(Image from: LGBT Presentation by Janea Hubbard)
If you’ve been out in the gay community, you may have encountered some of these labels by now: Femme, Lipstick Lesbian – Butch, Stone Butch, Stud – and the many in-betweens (Chapstick, Boi, Soft Butch, Androgynous, Switch, Stem, Futch). It might be necessary to leave some blanks in case any more varieties spring up in the future of the lesbian crop: ______, ______, ______ …
What type of lesbian are you? Have you ever thought about it? Do you fit into any of the above mentioned categories, or are you a potential filler for one of the blanks? And most importantly,
Does it matter?
Life being a journey, it can take years and many experiences to develop an full understanding of one’s self. A person can be old and still discovering things about themselves – things they might’ve denied in their youth, or completely new facets of identity that only happened to appear in that specific time in their lives.
Some hold the attitude that there’s no rush to define yourself in any fixed way. And that can be very liberating, if in the meantime you are not misleading someone else or letting once-in-a-lifetime opportunities slip past you.

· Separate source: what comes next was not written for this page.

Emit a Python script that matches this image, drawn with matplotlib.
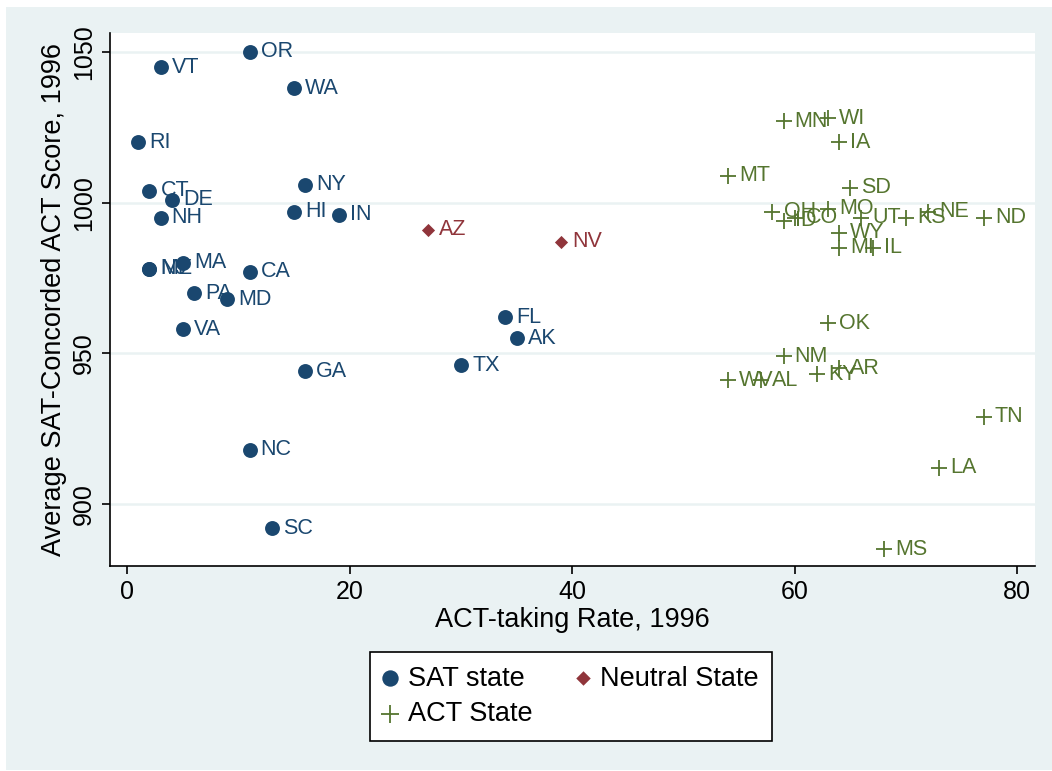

But there can also be a strong pressure from within the community to define yourself, as a preliminary requirement for becoming a recognized member of that community.
In either option there is something to lose. If you rush to define your identity according to strictly defined categories, you risk submerging your real self in order to get stuck playing yet another socially constructed ‘role’, as if it wasn’t hard enough to escape or redefine your originally assigned (straight, cis) role in the coming out process. Yet if you don’t attempt to label yourself even loosely, you might involuntarily be making it difficult for potential partners to seek you out.
Dating is difficult enough in a minority. Divisions according to ‘types’ can only make it moreso. So what do you do if you are unsure? Or if you feel you honestly don’t belong to any of the ready-made categories. Do you put on the label that comes closest to reflecting who you are and hope for the best? Or do you insist on living without a label, knowing that you may be overlooked by those on the lookout for very specific signs in their search for a partner?
Is there a solution? Maybe not an easy one, but it seems the best option would be the one with the least amount of consequences attached to it.
As long as you’re honest with your partner, there should be nothing wrong with taking your time in figuring out your ‘type’. And if nothing suits you perfectly, why not just be yourself? If there are others like you, a whole new category may form around you and them and you wouldn’t have to feel so alone. Just because there are already fixed labels out there, doesn’t mean the Label Maker is out of service. You can always carve out a niche for yourself where you and others like you don’t have to try too hard to belong.
And if you can’t find ‘others like you’ willing to take on a new label together, the best thing to do might be to remind yourself that each person is desirable to someone. No single ‘type’ can seduce the entire community. As long as what you seek is someone (monogamous) or a some people (polyamorous) to like you for you then it may be more beneficial and less painful in the long-term to go without a label.
Because if you do put on a label without feeling fully sure, and you begin to date, you and your partner may or may not be on the same page. This is where life would get complicated. If you tell them you’re one thing and they expect you to stay that way, you could get stuck playing a part again, and find yourself in a place where experimenting with your gender expression can leave the other person feeling disappointed or uncomfortable. e.g. if you say to someone that you’re a soft butch and a few months or years into the relationship you tell them you are actually trans and want to transition, some lesbians and bi girls can be ok with it, others won’t.
There’s nothing you could do if you just realized it with time. However, sometimes a good indication that things may change is that you feel unsure about taking on a label in the start – or not fully comfortable with the labels others place on you. If this is the case, it’s best not to take on a label at all, or at least to delay until you’re sure. This way you leave yourself space to grow, and anyone you date is more likely to accept that your gender expression is not a fixed one – or that you may be one of the blanks in the making.
Yea, this approach might take more patience, be a little more of a lonely road to take. But in the long run, it might be the least risky and the least likely to leave you heartbroken.
Everyone is desirable to someone. By denying your true self and comfort to accommodate someone else’s tastes, you might be making yourself less visible to those that would find you attractive exactly for who you are.
For your amusement, have a look at this page to see the different types of lesbians people have identified over the years. A glance at the comments should show that although there seems to be such an big emphasis placed on taking on a label in the LGBTQ community, many lesbians in real life are unsure of which one describes them best, or feel that more than one label applies to them.
Another option is that you can always take an existing label with its accompanying definitions and add your own dimensions to it. (e.g. be a long-haired Butch instead of a short haired one) Just like not all girls are straight, and not all gay girls look the same, not all categories will contain people that act the exact same way or agree to a single definition of what it means to be Butch or Femme or anything in between. To see this all you’d have to do is pick out a bunch of people from a single ‘type’ and compare them to each other – individual for individual. Are they all the same to you?